▶ Available data:
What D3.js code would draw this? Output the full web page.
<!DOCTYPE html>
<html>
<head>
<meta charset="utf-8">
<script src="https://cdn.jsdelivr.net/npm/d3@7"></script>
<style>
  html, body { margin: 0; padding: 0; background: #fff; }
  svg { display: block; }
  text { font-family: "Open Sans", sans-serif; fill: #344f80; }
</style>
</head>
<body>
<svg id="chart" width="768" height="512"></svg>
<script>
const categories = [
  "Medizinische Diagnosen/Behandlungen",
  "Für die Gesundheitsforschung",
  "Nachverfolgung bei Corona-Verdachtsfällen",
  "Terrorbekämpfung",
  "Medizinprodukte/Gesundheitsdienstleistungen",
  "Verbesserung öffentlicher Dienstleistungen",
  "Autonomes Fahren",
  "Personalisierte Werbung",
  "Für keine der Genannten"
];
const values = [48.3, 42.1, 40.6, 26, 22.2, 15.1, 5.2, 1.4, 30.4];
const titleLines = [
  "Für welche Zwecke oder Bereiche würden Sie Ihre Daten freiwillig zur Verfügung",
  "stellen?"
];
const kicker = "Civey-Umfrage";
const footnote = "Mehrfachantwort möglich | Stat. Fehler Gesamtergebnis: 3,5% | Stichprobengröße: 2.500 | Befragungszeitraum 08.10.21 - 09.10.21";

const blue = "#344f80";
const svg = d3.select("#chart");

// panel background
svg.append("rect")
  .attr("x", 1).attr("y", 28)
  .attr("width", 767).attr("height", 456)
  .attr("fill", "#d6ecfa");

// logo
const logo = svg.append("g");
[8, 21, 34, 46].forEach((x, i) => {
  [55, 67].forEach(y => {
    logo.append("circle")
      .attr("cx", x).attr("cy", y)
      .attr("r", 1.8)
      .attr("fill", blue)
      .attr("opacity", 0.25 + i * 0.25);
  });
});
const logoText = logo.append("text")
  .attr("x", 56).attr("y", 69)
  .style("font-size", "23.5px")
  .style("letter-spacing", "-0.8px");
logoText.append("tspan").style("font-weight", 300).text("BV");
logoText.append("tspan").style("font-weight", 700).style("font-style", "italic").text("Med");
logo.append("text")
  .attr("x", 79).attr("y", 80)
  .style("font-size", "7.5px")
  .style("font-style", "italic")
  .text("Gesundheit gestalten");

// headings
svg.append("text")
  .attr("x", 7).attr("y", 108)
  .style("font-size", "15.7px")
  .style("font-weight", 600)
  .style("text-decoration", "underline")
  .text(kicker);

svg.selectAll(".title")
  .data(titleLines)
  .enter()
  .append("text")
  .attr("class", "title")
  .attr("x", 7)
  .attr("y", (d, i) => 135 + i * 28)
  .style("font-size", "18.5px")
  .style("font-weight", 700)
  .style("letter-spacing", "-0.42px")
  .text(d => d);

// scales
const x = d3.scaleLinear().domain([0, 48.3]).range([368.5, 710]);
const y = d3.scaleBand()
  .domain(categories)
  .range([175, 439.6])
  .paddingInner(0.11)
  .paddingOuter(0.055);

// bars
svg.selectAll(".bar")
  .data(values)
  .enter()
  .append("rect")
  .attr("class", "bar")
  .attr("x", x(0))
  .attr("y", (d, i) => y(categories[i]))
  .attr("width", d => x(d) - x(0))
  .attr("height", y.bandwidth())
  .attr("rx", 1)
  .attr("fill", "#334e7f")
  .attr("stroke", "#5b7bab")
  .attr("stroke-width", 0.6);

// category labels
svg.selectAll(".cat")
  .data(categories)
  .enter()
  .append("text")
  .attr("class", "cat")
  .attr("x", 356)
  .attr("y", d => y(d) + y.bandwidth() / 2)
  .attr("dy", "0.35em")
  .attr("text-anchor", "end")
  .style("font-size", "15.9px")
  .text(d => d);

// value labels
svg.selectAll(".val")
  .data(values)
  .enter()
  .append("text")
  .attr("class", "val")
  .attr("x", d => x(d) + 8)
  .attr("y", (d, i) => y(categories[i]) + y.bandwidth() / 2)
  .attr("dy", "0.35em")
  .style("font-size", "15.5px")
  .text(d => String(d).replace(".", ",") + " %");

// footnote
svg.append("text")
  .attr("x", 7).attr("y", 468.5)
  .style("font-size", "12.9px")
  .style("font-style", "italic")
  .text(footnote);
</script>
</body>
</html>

▶ Directions: From the preceding material, extract every line exactly.

▶ Solution for this exercise:
What D3.js code would draw this? Output the full web page.
<!DOCTYPE html>
<html>
<head>
<meta charset="utf-8">
<script src="https://cdn.jsdelivr.net/npm/d3@7"></script>
<style>
  html, body { margin: 0; padding: 0; background: #fff; }
  svg { display: block; }
  text { font-family: "Open Sans", sans-serif; fill: #344f80; }
</style>
</head>
<body>
<svg id="chart" width="768" height="512"></svg>
<script>
const categories = [
  "Medizinische Diagnosen/Behandlungen",
  "Für die Gesundheitsforschung",
  "Nachverfolgung bei Corona-Verdachtsfällen",
  "Terrorbekämpfung",
  "Medizinprodukte/Gesundheitsdienstleistungen",
  "Verbesserung öffentlicher Dienstleistungen",
  "Autonomes Fahren",
  "Personalisierte Werbung",
  "Für keine der Genannten"
];
const values = [48.3, 42.1, 40.6, 26, 22.2, 15.1, 5.2, 1.4, 30.4];
const titleLines = [
  "Für welche Zwecke oder Bereiche würden Sie Ihre Daten freiwillig zur Verfügung",
  "stellen?"
];
const kicker = "Civey-Umfrage";
const footnote = "Mehrfachantwort möglich | Stat. Fehler Gesamtergebnis: 3,5% | Stichprobengröße: 2.500 | Befragungszeitraum 08.10.21 - 09.10.21";

const blue = "#344f80";
const svg = d3.select("#chart");

// panel background
svg.append("rect")
  .attr("x", 1).attr("y", 28)
  .attr("width", 767).attr("height", 456)
  .attr("fill", "#d6ecfa");

// logo
const logo = svg.append("g");
[8, 21, 34, 46].forEach((x, i) => {
  [55, 67].forEach(y => {
    logo.append("circle")
      .attr("cx", x).attr("cy", y)
      .attr("r", 1.8)
      .attr("fill", blue)
      .attr("opacity", 0.25 + i * 0.25);
  });
});
const logoText = logo.append("text")
  .attr("x", 56).attr("y", 69)
  .style("font-size", "23.5px")
  .style("letter-spacing", "-0.8px");
logoText.append("tspan").style("font-weight", 300).text("BV");
logoText.append("tspan").style("font-weight", 700).style("font-style", "italic").text("Med");
logo.append("text")
  .attr("x", 79).attr("y", 80)
  .style("font-size", "7.5px")
  .style("font-style", "italic")
  .text("Gesundheit gestalten");

// headings
svg.append("text")
  .attr("x", 7).attr("y", 108)
  .style("font-size", "15.7px")
  .style("font-weight", 600)
  .style("text-decoration", "underline")
  .text(kicker);

svg.selectAll(".title")
  .data(titleLines)
  .enter()
  .append("text")
  .attr("class", "title")
  .attr("x", 7)
  .attr("y", (d, i) => 135 + i * 28)
  .style("font-size", "18.5px")
  .style("font-weight", 700)
  .style("letter-spacing", "-0.42px")
  .text(d => d);

// scales
const x = d3.scaleLinear().domain([0, 48.3]).range([368.5, 710]);
const y = d3.scaleBand()
  .domain(categories)
  .range([175, 439.6])
  .paddingInner(0.11)
  .paddingOuter(0.055);

// bars
svg.selectAll(".bar")
  .data(values)
  .enter()
  .append("rect")
  .attr("class", "bar")
  .attr("x", x(0))
  .attr("y", (d, i) => y(categories[i]))
  .attr("width", d => x(d) - x(0))
  .attr("height", y.bandwidth())
  .attr("rx", 1)
  .attr("fill", "#334e7f")
  .attr("stroke", "#5b7bab")
  .attr("stroke-width", 0.6);

// category labels
svg.selectAll(".cat")
  .data(categories)
  .enter()
  .append("text")
  .attr("class", "cat")
  .attr("x", 356)
  .attr("y", d => y(d) + y.bandwidth() / 2)
  .attr("dy", "0.35em")
  .attr("text-anchor", "end")
  .style("font-size", "15.9px")
  .text(d => d);

// value labels
svg.selectAll(".val")
  .data(values)
  .enter()
  .append("text")
  .attr("class", "val")
  .attr("x", d => x(d) + 8)
  .attr("y", (d, i) => y(categories[i]) + y.bandwidth() / 2)
  .attr("dy", "0.35em")
  .style("font-size", "15.5px")
  .text(d => String(d).replace(".", ",") + " %");

// footnote
svg.append("text")
  .attr("x", 7).attr("y", 468.5)
  .style("font-size", "12.9px")
  .style("font-style", "italic")
  .text(footnote);
</script>
</body>
</html>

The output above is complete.